Thursday items: Malpass on the rising dollar; Shlaes on austerity; Forbes on NR's opposition to Newt.

From Forbes, Chris Barth reports David Malpass argues the dollar should rise due to tighter money, not the falling euro.

In Bloomberg, Amity Shlaes challenges Paul Krugman on fiscal austerity.

A reader comments:
Amity Schlaes pens an austerity-can-lead-to-growth op-ed, dismissing Paul Krugman's call for more Keynesian spending, but commits a startling error:
...There is evidence that austerity did lead to growth in the past, and that it did not cause fascism. These examples may be less known, but they suggest that austerity can bring recovery faster than spending can.

A strong example in U.S. history is the recession of the early 1920s. Responding to a downturn, the federal government didn't spend; it cut itself in half. Recovery followed so rapidly few people even remember that recession.
Brian Domitrovic has written how there was virtual consensus between Presidents Wilson's and Harding's money men on reducing top marginal rates before the election, so how could Shlaes forget Mellon’s tax cutting agenda that kicked off the Roaring Twenties? The Revenue Act of 1921 brought the top marginal tax rate down to 58% in 1922 from 73%, and with subsequent reductions, Mellon was able to get that top tax rate down to 25% by 1925. The austerity of the 1920s did not take place without efforts to foster economic growth. In this, Shlaes was sloppy.

On NRO, Larry Kudlow reports Senate Minority Leader Mitch McConnell (KY) pushing for the Keystone Pipeline in exchange for the payroll tax cut.

On The Kudlow Report, Steve Forbes discusses National Review’s editorial opposing Newt Gingrich:



From Forbes, Louis Woodhill argues pro-growth policies explain Gingrich’s rise.

At The American, James Pethokoukis suggests Gingrich’s Iowa lead is softening.

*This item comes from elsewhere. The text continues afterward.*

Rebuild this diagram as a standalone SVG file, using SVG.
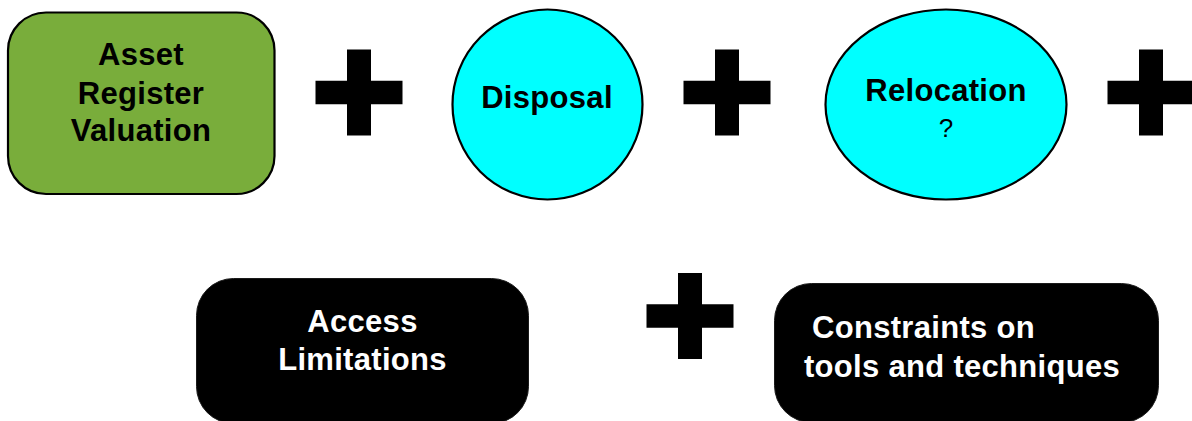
<svg xmlns="http://www.w3.org/2000/svg" xmlns:xlink="http://www.w3.org/1999/xlink" width="1192" height="421" viewBox="0 0 1192 421">
  <style>
    .label { font-family: "Liberation Sans", Arial, Helvetica, sans-serif; font-size: 31px; font-weight: bold; letter-spacing: 0.3px; }
    .dark { fill: #000000; }
    .light { fill: #ffffff; }
    .mid { text-anchor: middle; }
    .outline { stroke: #000000; stroke-width: 2.2; }
    .cyan { fill: #00ffff; }
    .block { fill: #000000; stroke: #1a1a1a; stroke-width: 1; }
  </style>
  <defs>
    <!-- plus sign centred on the origin -->
    <path id="plus" d="M -12 -43 H 12 V -11.75 H 43.5 V 11.75 H 12 V 43 H -12 V 11.75 H -43.5 V -11.75 H -12 Z" fill="#000000"/>
  </defs>

  <rect width="1192" height="421" fill="#ffffff"/>

  <g id="asset-register-valuation">
    <rect x="8" y="12.5" width="266.5" height="181.5" rx="38" ry="38" fill="#79ad3b" class="outline"/>
    <text class="label dark mid" x="141" y="65">Asset</text>
    <text class="label dark mid" x="141" y="103.5">Register</text>
    <text class="label dark mid" x="141" y="141">Valuation</text>
  </g>

  <g id="disposal">
    <ellipse cx="547.5" cy="104.5" rx="95" ry="95" class="cyan outline"/>
    <text class="label dark mid" x="547" y="108">Disposal</text>
  </g>

  <g id="relocation">
    <ellipse cx="946" cy="104.5" rx="120.5" ry="95" class="cyan outline"/>
    <text class="label dark mid" x="946" y="101">Relocation</text>
    <text x="946" y="137" class="mid" font-family="Liberation Sans, Arial, sans-serif" font-size="26" fill="#000000">?</text>
  </g>

  <g id="access-limitations">
    <rect x="196.5" y="278.5" width="332" height="145" rx="37" ry="37" class="block"/>
    <text class="label light mid" x="362.5" y="332">Access</text>
    <text class="label light mid" x="362.5" y="370">Limitations</text>
  </g>

  <g id="constraints-on-tools">
    <rect x="774.5" y="283.5" width="384" height="139" rx="37" ry="37" class="block"/>
    <text class="label light" x="812" y="338">Constraints on</text>
    <text class="label light" x="804" y="377">tools and techniques</text>
  </g>

  <g id="connectors">
    <use xlink:href="#plus" href="#plus" transform="translate(359 92.5)"/>
    <use xlink:href="#plus" href="#plus" transform="translate(727 92.5)"/>
    <use xlink:href="#plus" href="#plus" transform="translate(1151 92.5)"/>
    <use xlink:href="#plus" href="#plus" transform="translate(690 316)"/>
  </g>
</svg>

In The American Spectator, Ben Stein predicts President Gingrich and Vice President Huntsman.

At The WSJ, Dan Henninger portrays Gingrich as Mitt Romney’s sparring partner, toughening the former governor up to debate President Obama.

On NRO, Elise Jordan sees Jon Huntsman failing to capitalize on recent opportunities.

At Forbes, Jerry Bowyer highlights the role of interest rates to functional economic and financial systems.

From First Trust, Brian Wesbury predicts unemployment will be down to 8% by Election Day.

On The WSJ, Steve Cortes argues the Chinese economic model won’t work in the long run:



In The WSJ, conservative Keynesian Martin Feldstein pans the Eurozone economic deal.

On C-SPAN, PIIE’s C. Fred Bergsten – Keynesian and key intellectual driver of the 1970s dollar devaluation and subsequent Great Inflation – argues more American jobs will come from rebalancing world trade by lowering the dollar’s exchange rate to a competitive level (around minute 13).

1 comment:

  1. Sean

    A comment on your reader's comment.

    No, Schlaes was not sloppy. The Federal budget of 1919 was spending about 60% borrowed dollars. The 1920 spending was reduced by about 60% with a surplus of 0.6%. The 1921 spending was reduced about another 20%, the surplus at 0.7%. and 1922 spending went down about another 30% This is austerity.

    The Keynesians would say this austerity was the cause of the sharp recession, ignoring that spending 60 cents borrowed out of each dollar is unsustainable. Without the austerity, the large tax rate decreases would not have happened.

    Just a few dates for further information. The recession ended July, 1921, the tax reduction bill did not pass until November 1921. As always, unemployment lagged.

    I am not denying the importance of tax rate reductions that lead to the booming 1920's. But it is somewhat apples and oranges. The recession ended during the austerity phase. Later rapid growth was the result of lower income tax rates.

    But austerity came first. And more importantly, the Federal budget returned to a small percent of GDP.